If I were at a large fair with my daughter and lost her, and you were there and noting my distress offered to help, would you be able to recognize my daughter? What if I told you that she is 8 years old, about so tall, has blond hair shoulder length, and is wearing a blue blouse and jeans. Would you be able to recognize her now? Could you pick her out from all the other little girls? Not likely. But I would know the sound of her voice and laughter, the way she stands, her energy, the way she tilts her head and uses her hands, the way she moves, and a whole host of other things that make up recognition. Experience is another “whole” understanding. If you have never experienced it, it is difficult to understand, and your understanding is not complete. We can digitize music and write it down, but reading it is not like listening to a symphony. Art is another thing that we use to try to explain or create a “whole” understanding. These things do not digitize well enough with language to transfer a whole understanding.

Hi Gee

Yes, awareness or attention is very important to consciousness. This is true especially in relation "wholeness" of consciousness.
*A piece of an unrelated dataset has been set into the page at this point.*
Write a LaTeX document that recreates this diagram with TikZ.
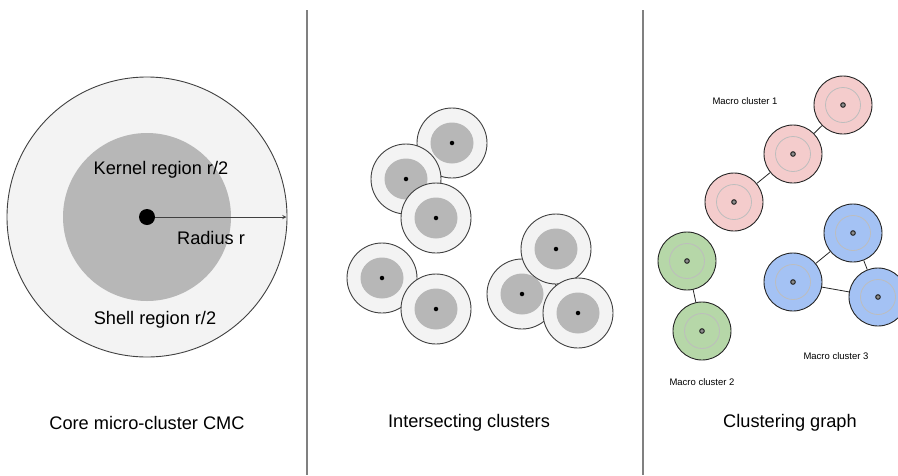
\documentclass[tikz,border=0pt]{standalone}
\usepackage{fontspec}
\setmainfont{Liberation Sans}
\usetikzlibrary{arrows,positioning,calc}

\definecolor{shellfill}{HTML}{F3F3F3}
\definecolor{kernelfill}{HTML}{B7B7B7}
\definecolor{rimline}{HTML}{404040}
\definecolor{sepline}{HTML}{808080}
\definecolor{pinkfill}{HTML}{F4CCCC}
\definecolor{greenfill}{HTML}{B6D7A8}
\definecolor{bluefill}{HTML}{A4C2F4}
\definecolor{ringgray}{HTML}{BDBDBD}

\tikzset{
  bigshell/.style={circle, draw=rimline, fill=shellfill, line width=0.9pt, minimum size=280pt, inner sep=0pt},
  bigkernel/.style={circle, fill=kernelfill, minimum size=168pt, inner sep=0pt},
  bigdot/.style={circle, fill=black, minimum size=16pt, inner sep=0pt},
  shellc/.style={circle, draw=rimline, fill=shellfill, line width=0.9pt, minimum size=70pt, inner sep=0pt},
  kdot/.style={circle, fill=black, minimum size=4.5pt, inner sep=0pt},
  macro/.style={circle, draw=black!85, line width=0.9pt, minimum size=58pt, inner sep=0pt},
  gdot/.style={circle, draw=black!90, fill=black!45, line width=0.9pt, minimum size=4.6pt, inner sep=0pt},
  bigtxt/.style={font=\fontsize{18.2}{21}\selectfont},
  smalltxt/.style={font=\fontsize{9.5}{11}\selectfont}
}

\begin{document}
\begin{tikzpicture}[x=1pt,y=-1pt]

\useasboundingbox (0,0) rectangle (898,475);

\draw[sepline, line width=1.2pt] (307,10) -- (307,475);
\draw[sepline, line width=1.2pt] (643,10) -- (643,475);

\node[bigshell] (core) at (147,217) {};
\node[bigkernel] (kernel) at (core) {};
\node[bigdot] (ctr) at (core) {};
\coordinate (rim) at (286.5,217);
\draw[rimline, line width=0.9pt, -stealth] (ctr) -- (rim);

\node[bigtxt] (kerneltxt) at (161,170) {Kernel region r/2};
\node[bigtxt] (radiustxt) at (211,238) {Radius r};
\node[bigtxt] (shelltxt) at (155,320) {Shell region r/2};

\foreach \n/\x/\y in {c1/452/143, c2/406/179, c3/436/218, c4/382/278, c5/436/309,
                      c7/522/294, c6/556/249, c8/578/313}{
  \node[shellc] (\n) at (\x,\y) {};
  \fill[kernelfill] (\n) ellipse[x radius=21.5pt, y radius=20.5pt];
  \node[kdot] at (\n) {};
}

\node[macro, fill=pinkfill] (p1) at (843,105) {};
\node[macro, fill=pinkfill] (p2) at (793,154) {};
\node[macro, fill=pinkfill] (p3) at (734,202) {};
\node[macro, fill=greenfill] (g1) at (687,261) {};
\node[macro, fill=greenfill] (g2) at (702,331) {};
\node[macro, fill=bluefill] (b1) at (853,233) {};
\node[macro, fill=bluefill] (b2) at (793,282) {};
\node[macro, fill=bluefill] (b3) at (878,297) {};

\foreach \n in {p1,p2,p3,g1,g2,b1,b2,b3}{
  \draw[ringgray, line width=0.8pt] (\n) circle[radius=17.5pt];
  \node[gdot] at (\n) {};
}

\draw[black!85, line width=0.8pt] (p1) -- (p2);
\draw[black!85, line width=0.8pt] (p2) -- (p3);
\draw[black!85, line width=0.8pt] (g1) -- (g2);
\draw[black!85, line width=0.8pt] (b1) -- (b2);
\draw[black!85, line width=0.8pt] (b2) -- (b3);
\draw[black!85, line width=0.8pt] (b1) -- (b3);

\node[smalltxt] (mc1) at (745,101) {Macro cluster 1};
\node[smalltxt] (mc2) at (702,382) {Macro cluster 2};
\node[smalltxt] (mc3) at (836,356) {Macro cluster 3};

\node[bigtxt] (cap1) at (147,423) {Core micro-cluster CMC};
\node[bigtxt] (cap2) at (469,423) {Intersecting clusters};
\node[bigtxt] (cap3) at (790,423) {Clustering graph};

\end{tikzpicture}
\end{document}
This is often referred to as the unity thesis of consciousness.

I think your example is a good one because many parents (including myself) have lost children for a period of time in a crowded environment.

Psychology does know a bit about this and it comes under the heading of attentional blindness. You know the experiment where an audience is required to look at two basketball players passing a ball. The job of the audience is to count the number of passes between the two players within a specified time period. The audience is so engrossed in terms of counting they fail to notice a guy in a gorilla suit walk past in the background.

Studies have shown attentional blindness fails at a certain level, and that level corresponds to the things in our lives that are significant to us, including ourselves.

Sometimes things in the environment demand our attention so the unity thesis claims that our attention under certain circumstances can be encapsulated into a single experience that doesn't have multiple parts. In other words, attention delivers the world at varying levels of awareness. In your example, it is the world being delivered to us as a single experience.

If you are interested I can give you some references that might be of interest.